AI has stared down these paths since its inception in the 1950s. Path one uses AI to automate tasks. The Turing machine’s test created in 1950 by Alan Turing is simple: Can the machine fool you into thinking that it’s a person? Artificial “intelligence”? Forsooth. Intelligence is a human trait. Daron called that path “automation technologies.” Artificial general intelligence is a natural goal for this camp. Who needs people when I have a genius in the cloud? (Sound familiar?)
Alternatively, some scientists in that era argued that AI should augment human expertise. Daron called it “human-complementary technology”: Use technology to make people more successful, and give them the expertise to move forward with confidence. He referenced a famous paper by J. C. R. Licklider called “Man-Computer Symbiosis.” Replace “man” with “human,” and I think it reads as well today as in 1960.

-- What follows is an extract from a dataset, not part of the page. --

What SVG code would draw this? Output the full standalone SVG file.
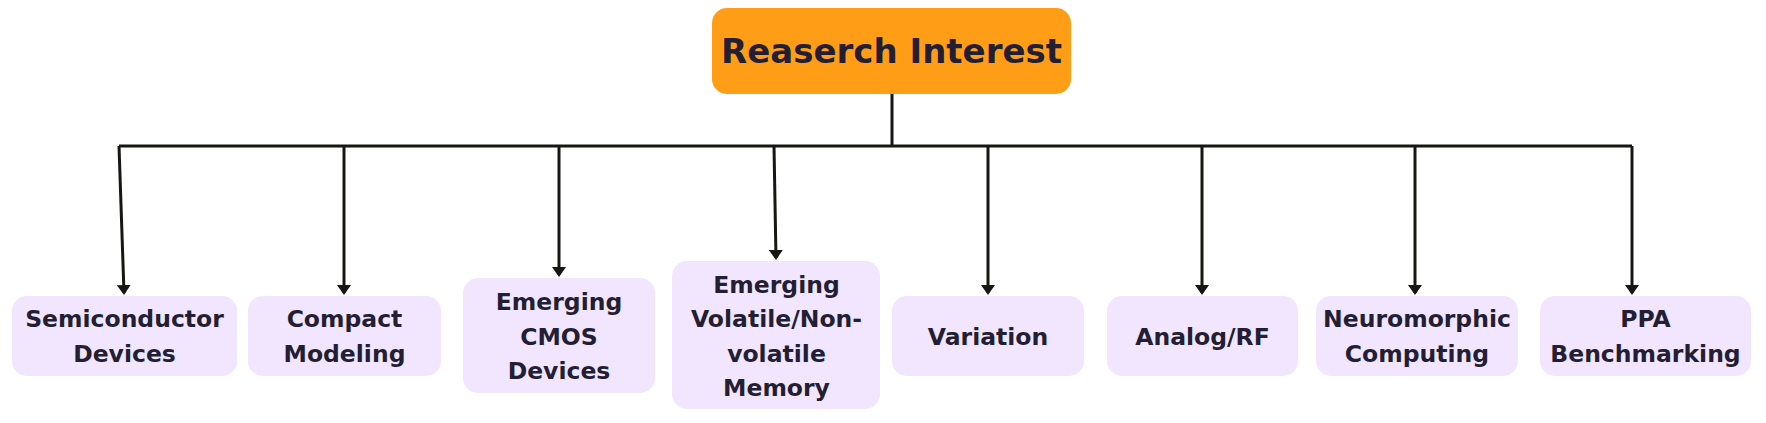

You can tell which one of these paths Daron prefers — me, too (see the figure). Here’s how I’ve been thinking about the notion of harnessing AI for good, and for good business: Empower customers with the expertise they need on demand. Give people an expert assistant to do things for them. Help people feel more confident in making decisions and adept in taking action. Make the machine a symbiotic resource for people, not something that strips them of agency.
Follow path two if you want to be in the history books. (You’ll get to the same place as path one, maybe even faster, because you’ll have people on your side.) It is this approach that will change the world.
Much of the conversation at the event was about risk security but also replacing people with machines and focusing on scaling adoption, which effectively means replacing people faster. Some speakers, such as CIOs Dimitris Bountolos (Ferrovial), Monica Caldas (Liberty Mutual Insurance), and Bill Pappas (MetLife), talked more about making people successful with AI than they did about replacing people with AI. We applaud the difference.